Musically, there are no novelties, then, if not at most some details. Hillman confirms all his sensational background of folk and folk rock, country and country rock, psychedelia and beach rock, and more or less all Americana, to then propose quite faithfully his own standards, relocating them in the contemporary key of reading, that is that root-rock in Pacific Coast Beach Rock style like the Eagles. Furthermore, he has an innate predisposition for catchiness and such virtue hasn't gone unnoticed by any of the giants he's worked with or directly composed with, from all the Byrds to Gram Parsons, from Stephen Stills to another Buffalo Springfield, Richie Furay, up to the not yet-formalized Eagles Bernie Leadon. Even in this debut, he remains true to his own tastes (or limits?), and does not manage to surprise the ears of the average Californian beachgoer. As with the episodes of the last supergroup in which he participated, the Souther-Hillman-Furay Band, instead of folk, some decent radiofriendly pop was included, which makes everything fluid and ultra-catchy. Apart from "Blue Morning," which seems born from Dylan's "Knockin' On Heaven's Door" and the country standard "Take Me Tp Your Lifeboat," he can't pull himself beyond this pop boundary, even in the mid tempos of Sonora country rock origin, and even less when he intensifies his mood in "Witching Hour".

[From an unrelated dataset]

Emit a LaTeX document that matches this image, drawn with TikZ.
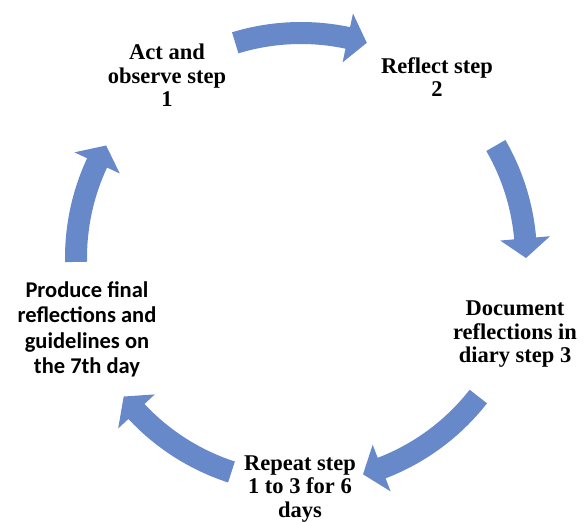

Parsons-nostalgic ballads, rock with basic plots, playful mid-tempos, and little more: the first step for an author who, to render at his best, whether alone or with others in further supergroups, will soon change his musical approach, taking refuge in pure country, once the great summer of the Eagles sets. And as a country man, as well as a musician no longer rock, he will take further great satisfaction.